By Ben Paulos
Resilient home
California is suffering its worst fire season ever, with over 4 million acres burned this year alone. In EBCE’s service area, PG&E is continuing to implement Public Safety Power Shutoff (PSPS) events, proactively shutting off power to thousands of customers to prevent accidental wildfires.
While power shutoff events may reduce community risk to wildfires they can also deeply impact residents and businesses. This is especially true with the most vulnerable customers, such as those that are low-income, elderly, or dependent on powered medical equipment, for whom reliable electricity service can be a matter of life or death.
To help customers prepare for outages, as well as provide services to the grid every day, EBCE has launched the Resilient Home program. Partnering with solar and storage developer Sunrun, the program aims to deploy over 1,000 battery backup systems, with five megawatts of residential storage capacity.
The program also enables residents to share power from their batteries with EBCE when the grid is operating normally. Customers can let Sunrun control their battery to export power to the grid to help manage peak demand, and earn a one-time payment of $1,250.
At least 20% of program installations will be located in disadvantaged and low-income communities, or serve customers on financial assistance programs or reliant on medical equipment. Since the program launched in August more than 700 residents in Alameda County have registered for the Resilient Home program to see if a new solar + battery backup system is a good fit for their home.
The swiss army knife of energy
Batteries are multi-purpose — the Swiss army knife of energy — able to provide a variety of services to the customer as well as to the grid.
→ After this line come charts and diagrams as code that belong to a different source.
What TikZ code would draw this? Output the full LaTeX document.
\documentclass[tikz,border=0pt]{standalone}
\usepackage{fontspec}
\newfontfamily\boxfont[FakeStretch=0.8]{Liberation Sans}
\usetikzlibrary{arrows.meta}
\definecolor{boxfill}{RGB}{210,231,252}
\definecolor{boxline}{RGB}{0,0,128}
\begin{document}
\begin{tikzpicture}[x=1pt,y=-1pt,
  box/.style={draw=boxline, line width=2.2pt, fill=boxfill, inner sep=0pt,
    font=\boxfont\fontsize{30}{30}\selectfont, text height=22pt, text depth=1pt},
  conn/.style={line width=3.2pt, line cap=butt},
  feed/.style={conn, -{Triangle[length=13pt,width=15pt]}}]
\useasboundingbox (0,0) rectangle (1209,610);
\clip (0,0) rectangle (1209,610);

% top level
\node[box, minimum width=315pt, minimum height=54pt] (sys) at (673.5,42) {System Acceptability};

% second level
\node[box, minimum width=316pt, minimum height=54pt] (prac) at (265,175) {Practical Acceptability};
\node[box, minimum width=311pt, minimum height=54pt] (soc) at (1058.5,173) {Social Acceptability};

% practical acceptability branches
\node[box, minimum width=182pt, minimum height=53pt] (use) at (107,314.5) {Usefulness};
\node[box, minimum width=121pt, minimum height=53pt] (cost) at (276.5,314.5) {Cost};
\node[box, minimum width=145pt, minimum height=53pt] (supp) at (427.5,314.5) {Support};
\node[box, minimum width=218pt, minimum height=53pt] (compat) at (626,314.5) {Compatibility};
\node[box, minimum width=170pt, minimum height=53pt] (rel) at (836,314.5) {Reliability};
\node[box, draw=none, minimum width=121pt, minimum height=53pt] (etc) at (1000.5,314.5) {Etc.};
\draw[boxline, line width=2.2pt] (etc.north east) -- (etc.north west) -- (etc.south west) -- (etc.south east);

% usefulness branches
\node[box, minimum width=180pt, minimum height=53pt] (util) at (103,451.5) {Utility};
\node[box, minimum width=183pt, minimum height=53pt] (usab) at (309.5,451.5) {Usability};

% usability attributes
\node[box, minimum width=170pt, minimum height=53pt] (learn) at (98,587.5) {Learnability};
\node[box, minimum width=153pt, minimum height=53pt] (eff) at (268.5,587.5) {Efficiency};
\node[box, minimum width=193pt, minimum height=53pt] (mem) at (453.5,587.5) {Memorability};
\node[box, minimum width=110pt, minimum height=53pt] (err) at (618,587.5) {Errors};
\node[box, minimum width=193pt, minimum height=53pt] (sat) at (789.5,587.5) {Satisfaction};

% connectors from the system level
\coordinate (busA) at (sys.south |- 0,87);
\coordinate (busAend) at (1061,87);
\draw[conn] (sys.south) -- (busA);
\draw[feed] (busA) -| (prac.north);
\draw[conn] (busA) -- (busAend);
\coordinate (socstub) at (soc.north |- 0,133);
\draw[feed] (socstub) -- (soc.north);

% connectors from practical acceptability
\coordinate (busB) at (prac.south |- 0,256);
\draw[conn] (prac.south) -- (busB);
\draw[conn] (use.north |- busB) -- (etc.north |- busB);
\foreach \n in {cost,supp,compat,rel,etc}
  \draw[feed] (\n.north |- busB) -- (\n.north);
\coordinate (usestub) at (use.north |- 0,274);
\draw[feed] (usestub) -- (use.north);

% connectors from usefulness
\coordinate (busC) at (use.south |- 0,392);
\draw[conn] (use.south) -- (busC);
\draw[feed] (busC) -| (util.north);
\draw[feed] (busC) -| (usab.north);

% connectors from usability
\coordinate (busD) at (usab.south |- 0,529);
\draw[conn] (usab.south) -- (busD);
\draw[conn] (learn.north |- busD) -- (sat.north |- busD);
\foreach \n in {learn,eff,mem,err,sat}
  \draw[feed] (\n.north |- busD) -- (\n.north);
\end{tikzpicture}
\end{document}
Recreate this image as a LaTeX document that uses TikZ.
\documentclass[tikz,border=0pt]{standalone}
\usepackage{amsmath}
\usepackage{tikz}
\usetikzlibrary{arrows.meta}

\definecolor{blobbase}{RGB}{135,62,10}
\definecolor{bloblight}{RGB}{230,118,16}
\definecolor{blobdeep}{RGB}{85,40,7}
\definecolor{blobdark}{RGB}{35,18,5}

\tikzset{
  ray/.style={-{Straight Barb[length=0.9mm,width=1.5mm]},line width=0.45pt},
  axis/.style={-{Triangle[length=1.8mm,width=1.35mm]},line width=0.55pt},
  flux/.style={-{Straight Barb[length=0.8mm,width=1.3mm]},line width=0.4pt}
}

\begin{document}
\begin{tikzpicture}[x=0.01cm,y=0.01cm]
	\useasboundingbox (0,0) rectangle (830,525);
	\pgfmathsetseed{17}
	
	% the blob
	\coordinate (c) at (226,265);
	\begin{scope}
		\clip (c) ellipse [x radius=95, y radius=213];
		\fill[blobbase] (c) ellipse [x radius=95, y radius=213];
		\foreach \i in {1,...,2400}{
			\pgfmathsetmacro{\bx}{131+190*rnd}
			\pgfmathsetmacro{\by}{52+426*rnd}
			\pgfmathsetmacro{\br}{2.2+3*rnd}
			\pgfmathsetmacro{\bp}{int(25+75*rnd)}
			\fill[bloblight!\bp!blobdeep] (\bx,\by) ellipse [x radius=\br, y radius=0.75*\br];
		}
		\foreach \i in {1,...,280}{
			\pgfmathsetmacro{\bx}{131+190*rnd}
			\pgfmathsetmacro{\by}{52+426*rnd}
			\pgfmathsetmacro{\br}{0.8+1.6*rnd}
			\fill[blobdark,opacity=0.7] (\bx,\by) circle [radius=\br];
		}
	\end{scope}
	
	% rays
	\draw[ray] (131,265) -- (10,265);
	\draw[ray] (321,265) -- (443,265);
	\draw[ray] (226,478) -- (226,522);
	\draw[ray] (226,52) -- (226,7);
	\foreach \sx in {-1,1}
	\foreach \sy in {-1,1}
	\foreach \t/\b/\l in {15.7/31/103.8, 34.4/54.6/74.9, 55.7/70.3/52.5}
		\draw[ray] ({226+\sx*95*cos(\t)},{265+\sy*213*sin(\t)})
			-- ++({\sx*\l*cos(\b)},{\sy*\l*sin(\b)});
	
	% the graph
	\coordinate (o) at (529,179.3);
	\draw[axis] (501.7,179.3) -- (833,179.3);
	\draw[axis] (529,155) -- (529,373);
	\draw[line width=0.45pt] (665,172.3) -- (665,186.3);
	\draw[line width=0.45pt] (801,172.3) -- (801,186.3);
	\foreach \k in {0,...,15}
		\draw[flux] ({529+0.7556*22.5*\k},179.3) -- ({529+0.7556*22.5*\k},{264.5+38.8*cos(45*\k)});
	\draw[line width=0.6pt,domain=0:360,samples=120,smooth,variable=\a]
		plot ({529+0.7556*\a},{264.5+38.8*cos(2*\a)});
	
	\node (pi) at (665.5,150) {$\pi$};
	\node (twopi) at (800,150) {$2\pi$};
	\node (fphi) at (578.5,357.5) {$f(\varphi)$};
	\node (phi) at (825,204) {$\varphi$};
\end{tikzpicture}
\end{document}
For the customer, batteries can provide backup power when the grid goes down, shift power from off-peak to on-peak periods to take advantage of lower rates, and cut demand charges for business customers.
For the grid, batteries can provide frequency response (helping the system stay at a steady 60 cycles per second), load following (charging or discharging to help smooth out demand), and capacity. They can also be part of a “mini-grid” or “micro-grid” system, working with solar and other generators to power a building or campus.
The sweet spot is when a battery can provide multiple services. To do this, they have to be located behind the meter, on the customer’s premises. If the grid goes down, the customer can “island” and operate independently. When the grid is up, the batteries can help serve the grid and the customer.
Due to complicated rules about distributed resources, the Resilient Home offering will capture some, but not all of these values. To simplify matters, batteries enrolled in the Resilient Home grid services program will be discharged on a regular schedule every day to help EBCE manage the early evening hours. As the sun goes down, solar output fades, but demand stays high for a while, as air conditioners continue to run and lights come on. The batteries will be set to discharge in that 5:00 to 9:00 pm slot. They will always stay at least 20% charged in case there is an outage at night.
How a solar + storage system can work with a single customer: excess solar generation during the day is stored in the battery until evening, when solar fades. The battery discharges at night to reduce purchases from the grid during peak rate hours.
That time slot also coincides with the customer’s peak energy prices. Many customers (and all solar customers) are on time-of-use rates, with higher prices during peak hours. As their solar output fades at sunset, customers buy power from the grid at prices that are higher until late evening. The battery will discharge then (the yellow region in the figure) reducing consumption from the grid and saving money.
Win-winning with batteries
For EBCE as a whole, the price dynamics are similar, with higher costs in the evening peak hours for both energy and capacity.
All power providers are required to maintain reserves of sufficient capacity, called resource adequacy or RA, to make sure there is enough capacity to meet their demand at all times. They even need to have a little extra, to deal with unexpected demand or grid problems. EBCE contracts with power suppliers, most often using gas-fired power plants, to provide the necessary capacity.
But capacity services can also be supplied by batteries. EBCE has already signed contracts with integrated solar and grid-scale battery systems, to provide wholesale power services, and is partnering on the Oakland Clean Energy Initiative to replace an old power plant in Jack London Square with batteries.
EBCE can count these projects and the Resilient Home batteries against the load forecast filed with the California Energy Commission, reducing the need to buy it from other suppliers. Behind-the-meter batteries are counted as reductions to demand during peak hours.
Counting the RA value of distributed batteries is a win-win proposition that benefits both EBCE’s customers and the grid as a whole, helping keep EBCE’s investments local to create jobs and enhance the resilience of our community.
Even the companies involved are local, as Sunrun is based in San Francisco and the batteries are being provided by Fremont-based Tesla. (Sunrun is also offering smaller batteries from LG Chem, a Korean company, as an option for homeowners interested in partial backup.) Since solar + battery backup systems have vast potential for resilient energy applications all around the world (PDF), EBCE’s Resilient Home is serving as a local proving ground for broad replication.
JP Ross, Vice President of Local Development, Electrification and Innovation for EBCE, says early marketing efforts are going well. “So far we have over 700 eligible registrations and 100 sales in the pipeline, with a goal of 1000 installations,” says Ross.
EBCE is working with its local government partners to conduct outreach to residents, and held virtual workshops in September and October.
“The fire season is well underway, and that is boosting interest,” he adds.